今回、もし数字を拾えなかった場合は一律で0を割り当て、正常にデータを最後まで読み込めるように修正しました。

M1 (Appleシリコン)用バイナリが実行できない問題の修正

macOS用として、M1 (Appleシリコン)搭載機用とIntel搭載機にわけてインストーラーを配布していましたが、前者が「壊れている」といったエラーになり使えない状態でした。現行macOSの仕様で、dmgファイルをローカルで生成してそこからインストールする分には動くのですが、一度サーバーにアップして、ダウンロードしたものを使うとセキュリティでひっかかるという仕様のようです。しかもM1のみ。ので、自分の環境では気付きませんでした。
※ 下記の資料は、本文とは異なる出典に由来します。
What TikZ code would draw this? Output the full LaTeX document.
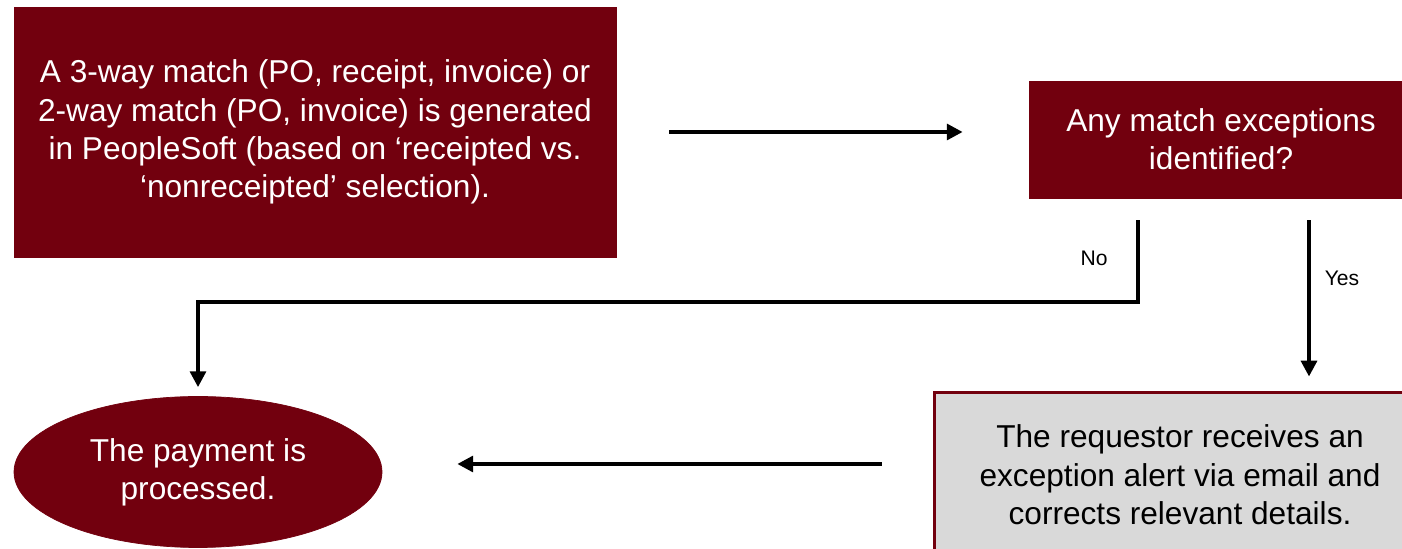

今回コードサイン(デジタル署名)によって実行可能になったんじゃないかと思います。

言ってもそんなに重いソフトではないのでたいした差はないかもですが、とりあえず初回起動時の最適化がない分、起動が速い気がするくらいです。

内部ライブラリの更新(セキュリティ向上)

直接はユーザが意識することはないですが、内部のChromeコンポーネントが100系となるElectron 18系に更新されました。最適化やセキュリティアップデートも含まれるので、特に新機能の追加がなくても定期的にやっておきたいところです。